>>
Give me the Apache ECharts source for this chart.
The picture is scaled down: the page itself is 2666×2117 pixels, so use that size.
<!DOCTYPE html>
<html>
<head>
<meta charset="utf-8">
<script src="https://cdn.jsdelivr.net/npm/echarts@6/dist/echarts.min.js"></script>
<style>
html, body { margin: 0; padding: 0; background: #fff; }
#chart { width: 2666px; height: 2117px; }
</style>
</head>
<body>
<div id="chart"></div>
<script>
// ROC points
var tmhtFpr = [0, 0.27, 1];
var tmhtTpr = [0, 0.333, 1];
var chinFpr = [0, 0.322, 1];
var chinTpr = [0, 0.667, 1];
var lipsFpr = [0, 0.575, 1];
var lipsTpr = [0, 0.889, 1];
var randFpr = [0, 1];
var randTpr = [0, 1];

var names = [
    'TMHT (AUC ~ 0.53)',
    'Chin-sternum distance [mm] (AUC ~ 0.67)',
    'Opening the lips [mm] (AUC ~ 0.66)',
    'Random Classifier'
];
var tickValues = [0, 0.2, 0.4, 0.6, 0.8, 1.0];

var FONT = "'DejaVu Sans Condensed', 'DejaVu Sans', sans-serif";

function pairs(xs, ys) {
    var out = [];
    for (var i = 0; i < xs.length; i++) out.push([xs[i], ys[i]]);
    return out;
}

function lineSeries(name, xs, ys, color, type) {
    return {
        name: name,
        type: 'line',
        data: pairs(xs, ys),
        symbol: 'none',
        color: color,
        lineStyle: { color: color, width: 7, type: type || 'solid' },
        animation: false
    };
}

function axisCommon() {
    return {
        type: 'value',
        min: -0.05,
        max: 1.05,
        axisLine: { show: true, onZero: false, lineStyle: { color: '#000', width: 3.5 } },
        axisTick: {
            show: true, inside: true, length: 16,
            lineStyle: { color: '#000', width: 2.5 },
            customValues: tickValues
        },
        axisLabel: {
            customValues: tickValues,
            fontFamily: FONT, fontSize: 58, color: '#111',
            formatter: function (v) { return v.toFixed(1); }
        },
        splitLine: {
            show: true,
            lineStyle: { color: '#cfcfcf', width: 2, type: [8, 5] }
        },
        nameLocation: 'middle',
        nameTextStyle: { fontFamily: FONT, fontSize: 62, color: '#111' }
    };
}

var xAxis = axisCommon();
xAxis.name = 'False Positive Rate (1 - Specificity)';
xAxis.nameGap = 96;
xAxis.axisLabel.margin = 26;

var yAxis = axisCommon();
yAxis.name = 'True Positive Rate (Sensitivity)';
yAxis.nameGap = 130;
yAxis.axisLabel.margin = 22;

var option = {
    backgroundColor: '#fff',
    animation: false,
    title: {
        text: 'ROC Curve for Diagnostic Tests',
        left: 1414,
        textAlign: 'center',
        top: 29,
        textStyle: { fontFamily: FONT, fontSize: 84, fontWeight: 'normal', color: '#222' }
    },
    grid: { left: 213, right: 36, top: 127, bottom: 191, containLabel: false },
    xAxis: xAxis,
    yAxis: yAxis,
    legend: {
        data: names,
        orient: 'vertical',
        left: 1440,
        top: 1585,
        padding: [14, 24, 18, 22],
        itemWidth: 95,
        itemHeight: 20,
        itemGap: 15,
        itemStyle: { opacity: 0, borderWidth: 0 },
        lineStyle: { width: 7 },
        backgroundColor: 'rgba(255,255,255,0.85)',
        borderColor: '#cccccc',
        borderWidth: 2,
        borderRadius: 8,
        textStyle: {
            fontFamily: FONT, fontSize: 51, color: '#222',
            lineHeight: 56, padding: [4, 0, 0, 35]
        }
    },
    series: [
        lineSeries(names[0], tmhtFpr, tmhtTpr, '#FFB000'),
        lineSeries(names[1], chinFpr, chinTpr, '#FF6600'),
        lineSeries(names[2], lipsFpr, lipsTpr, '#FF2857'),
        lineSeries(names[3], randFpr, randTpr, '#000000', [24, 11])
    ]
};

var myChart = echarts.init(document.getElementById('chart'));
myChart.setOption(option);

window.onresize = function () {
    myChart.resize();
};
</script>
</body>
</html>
<<
>>
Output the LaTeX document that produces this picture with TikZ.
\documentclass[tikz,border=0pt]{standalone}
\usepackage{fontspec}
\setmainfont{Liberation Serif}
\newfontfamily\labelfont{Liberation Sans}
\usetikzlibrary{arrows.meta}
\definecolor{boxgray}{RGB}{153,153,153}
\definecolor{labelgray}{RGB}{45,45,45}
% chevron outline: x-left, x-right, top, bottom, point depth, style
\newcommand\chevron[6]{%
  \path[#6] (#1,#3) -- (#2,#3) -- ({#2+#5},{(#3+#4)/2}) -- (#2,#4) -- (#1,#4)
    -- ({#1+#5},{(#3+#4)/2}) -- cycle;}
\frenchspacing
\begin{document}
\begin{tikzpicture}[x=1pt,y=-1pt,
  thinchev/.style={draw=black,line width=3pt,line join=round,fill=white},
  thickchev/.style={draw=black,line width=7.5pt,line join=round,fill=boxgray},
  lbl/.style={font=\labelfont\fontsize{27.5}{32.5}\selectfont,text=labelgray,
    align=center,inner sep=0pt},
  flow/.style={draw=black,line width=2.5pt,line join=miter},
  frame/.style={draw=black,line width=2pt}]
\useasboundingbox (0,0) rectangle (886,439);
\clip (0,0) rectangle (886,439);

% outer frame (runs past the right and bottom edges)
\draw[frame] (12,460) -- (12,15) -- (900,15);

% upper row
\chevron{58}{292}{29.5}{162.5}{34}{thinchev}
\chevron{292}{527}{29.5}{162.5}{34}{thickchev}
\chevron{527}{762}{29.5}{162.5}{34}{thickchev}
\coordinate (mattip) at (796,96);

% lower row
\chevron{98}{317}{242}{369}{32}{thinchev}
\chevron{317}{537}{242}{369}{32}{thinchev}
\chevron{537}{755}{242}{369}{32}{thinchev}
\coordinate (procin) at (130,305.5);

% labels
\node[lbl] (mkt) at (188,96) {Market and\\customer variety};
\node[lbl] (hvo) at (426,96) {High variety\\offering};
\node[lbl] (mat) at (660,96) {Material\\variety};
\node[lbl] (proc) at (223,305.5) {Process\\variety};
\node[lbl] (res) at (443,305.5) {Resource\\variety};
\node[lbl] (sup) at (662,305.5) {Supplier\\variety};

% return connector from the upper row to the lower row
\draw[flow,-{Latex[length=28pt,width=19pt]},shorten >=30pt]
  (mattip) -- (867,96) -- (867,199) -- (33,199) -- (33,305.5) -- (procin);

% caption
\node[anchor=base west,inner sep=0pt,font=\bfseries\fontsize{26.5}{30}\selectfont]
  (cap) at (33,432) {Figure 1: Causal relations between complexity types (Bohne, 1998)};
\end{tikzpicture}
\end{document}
<<
>>
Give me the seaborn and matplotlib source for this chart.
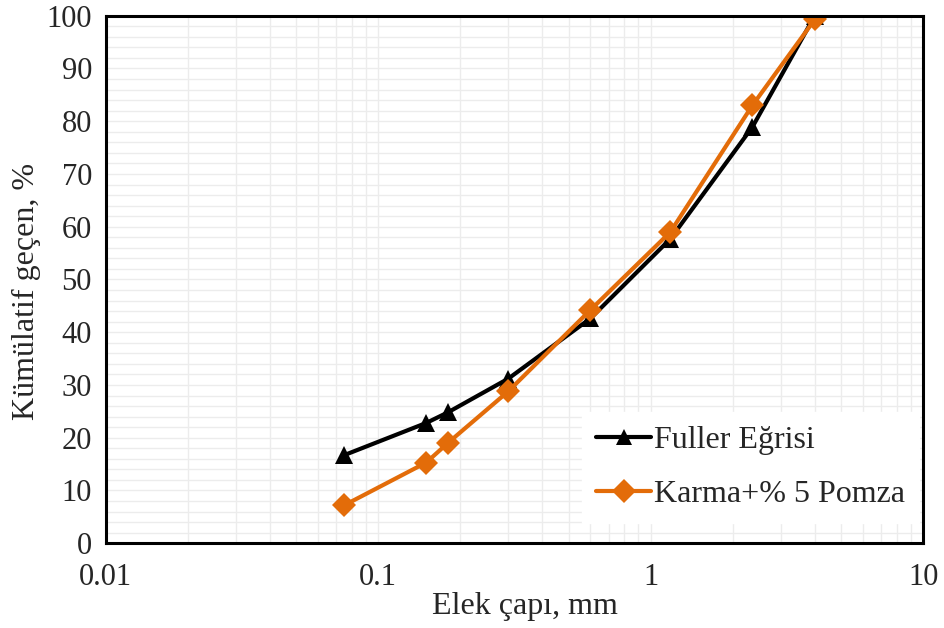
<<
All lines in the listing above from the line containing "The picture is" to the line containing "var randTpr = [0, 1];", inclusive, should be retyped exactly; no other lines should appear.

◆ SOLUTION
The picture is scaled down: the page itself is 2666×2117 pixels, so use that size.
<!DOCTYPE html>
<html>
<head>
<meta charset="utf-8">
<script src="https://cdn.jsdelivr.net/npm/echarts@6/dist/echarts.min.js"></script>
<style>
html, body { margin: 0; padding: 0; background: #fff; }
#chart { width: 2666px; height: 2117px; }
</style>
</head>
<body>
<div id="chart"></div>
<script>
// ROC points
var tmhtFpr = [0, 0.27, 1];
var tmhtTpr = [0, 0.333, 1];
var chinFpr = [0, 0.322, 1];
var chinTpr = [0, 0.667, 1];
var lipsFpr = [0, 0.575, 1];
var lipsTpr = [0, 0.889, 1];
var randFpr = [0, 1];
var randTpr = [0, 1];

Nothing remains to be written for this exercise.